I've been possessed by many, many things over the years. Bass fishing is making a return (that's a near-lifer, too). Video games such as Starcraft, Minecraft, Diablo, Gran Turismo (and other racing sims), Resident Evil... I can become completely and uttering absorbed into them. I honestly don't play much in the way of new games. In a way, I'm very special-interest in the way I get into video games. I go 100% and don't like change... so I stick to what I know I love. Speaking of those games.. I actually built the town of Tristram (from Diablo 1) in Minecraft. That was before I knew I was on the spectrum, yet when i did it I sensed there was something different about me (and had a friend say "Why would anyone ever do that?" All I could think was, 'Why WOULDN'T anyone ever do that?" lol)

I've also had short spurts of obsession into fitness (like nutrition and training principles down to the finest details), varying sciences but especially astrophysics.

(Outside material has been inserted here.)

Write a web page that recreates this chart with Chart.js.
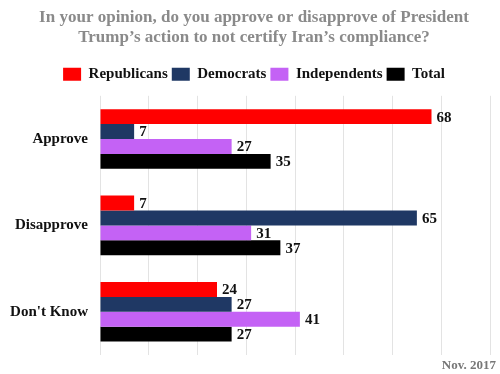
<!DOCTYPE html>
<html>
<head>
<meta charset="utf-8">
<script src="https://cdn.jsdelivr.net/npm/chart.js@4.4.0/dist/chart.umd.min.js"></script>
<style>
  html, body { margin: 0; padding: 0; background: #fff; }
  #wrap { width: 500px; height: 374px; position: relative; }
</style>
</head>
<body>
<div id="wrap"><canvas id="chartBar"></canvas></div>
<script>
const categories = ["Approve", "Disapprove", "Don't Know"];
const seriesNames = ["Republicans", "Democrats", "Independents", "Total"];
const republicans = [68, 7, 24];
const democrats = [7, 65, 27];
const independents = [27, 31, 41];
const total = [35, 37, 27];
const seriesColors = ["#ff0000", "#1f3864", "#c462f5", "#000000"];
const titleLines = ["In your opinion, do you approve or disapprove of President", "Trump\u2019s action to not certify Iran\u2019s compliance?"];
const footNote = "Nov. 2017";

const serif = "'Liberation Serif', 'DejaVu Serif', serif";

// value labels at the end of each bar + date in the corner
const barLabels = {
  id: 'barLabels',
  afterDatasetsDraw(chart) {
    let ctx = chart.ctx;
    ctx.save();
    ctx.font = "bold 15px " + serif;
    ctx.fillStyle = "#111";
    ctx.textBaseline = "middle";
    ctx.textAlign = "left";
    chart.data.datasets.forEach(function(ds, i) {
      chart.getDatasetMeta(i).data.forEach(function(bar, j) {
        ctx.fillText(ds.data[j], bar.x + 5, bar.y + 1);
      });
    });
    ctx.font = "bold 13px " + serif;
    ctx.fillStyle = "#777";
    ctx.textAlign = "right";
    ctx.fillText(footNote, 496, 366);
    ctx.restore();
  }
};

// a bit more room between the legend and the bars
const legendGap = {
  id: 'legendGap',
  beforeInit(chart) {
    let fit = chart.legend.fit;
    chart.legend.fit = function() {
      fit.bind(chart.legend)();
      this.height += 4;
    };
  }
};

const dataBar = {
  labels: categories,
  datasets: [republicans, democrats, independents, total].map(function(vals, i) {
    return {
      label: seriesNames[i],
      data: vals,
      backgroundColor: seriesColors[i],
      categoryPercentage: 0.69,
      barPercentage: 1.0
    };
  })
};

const configBar = {
  type: "bar",
  data: dataBar,
  options: {
    indexAxis: 'y',
    responsive: true,
    maintainAspectRatio: false,
    animation: false,
    layout: { padding: { left: 8, right: 0, top: 0, bottom: 19 } },
    scales: {
      x: {
        min: 0,
        max: 80,
        ticks: { display: false, stepSize: 10 },
        grid: { color: "#e3e3e3", drawTicks: false },
        border: { display: false }
      },
      y: {
        grid: { display: false },
        border: { display: false },
        ticks: { color: "#111", font: { family: serif, weight: "bold", size: 15 }, padding: 4 },
        afterFit: function(scale) { scale.width = 92; }
      },
      // empty strip on the right so the plot stops short of the edge
      y2: {
        type: 'category',
        position: 'right',
        grid: { display: false },
        border: { display: false },
        ticks: { display: false },
        afterFit: function(scale) { scale.width = 10; }
      }
    },
    plugins: {
      title: {
        display: true,
        text: titleLines,
        color: "#8a8a8a",
        font: { family: serif, weight: "bold", size: 17 },
        lineHeight: 0.95,
        padding: { top: 7, bottom: 15 }
      },
      legend: {
        labels: {
          boxWidth: 18,
          boxHeight: 13,
          padding: 4,
          color: "#111",
          font: { family: serif, weight: "bold", size: 15 }
        }
      },
      tooltip: { enabled: false }
    }
  },
  plugins: [barLabels, legendGap]
};

var chartBar = new Chart(document.getElementById("chartBar"), configBar);
</script>
</body>
</html>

Also philosophy, astrology (as I was growing up and was raised around it... so I became the little mystical Astro-scholar of the home), psychoanalysis (particularly Jungian), personality typology, personal development, animals (sometimes its cats, or birds, or fish... whatever strikes me at a given time). Beer brewing at one brief time. I find the American southwest deserts to be fascinating as well (I live there).

My cousin fondly endeared me by saying "You know what I love about you? When you get into something, you get into it."

Oh, and just to fit the stereotype, I do in fact have fascination with weather and meteorology. I don't find weather to be small talk. You wanna talk weather? Let's talk weather. lol
 
I currently don't have many interests at all outside of Star Wars, but that interest came at a very young age because I was fascinated with my uncles Darth Vader poster he had in his living room proudly displayed.

I started to ask him questions and my descent into madness *cough* I mean the wonderful universe of Star Wars began.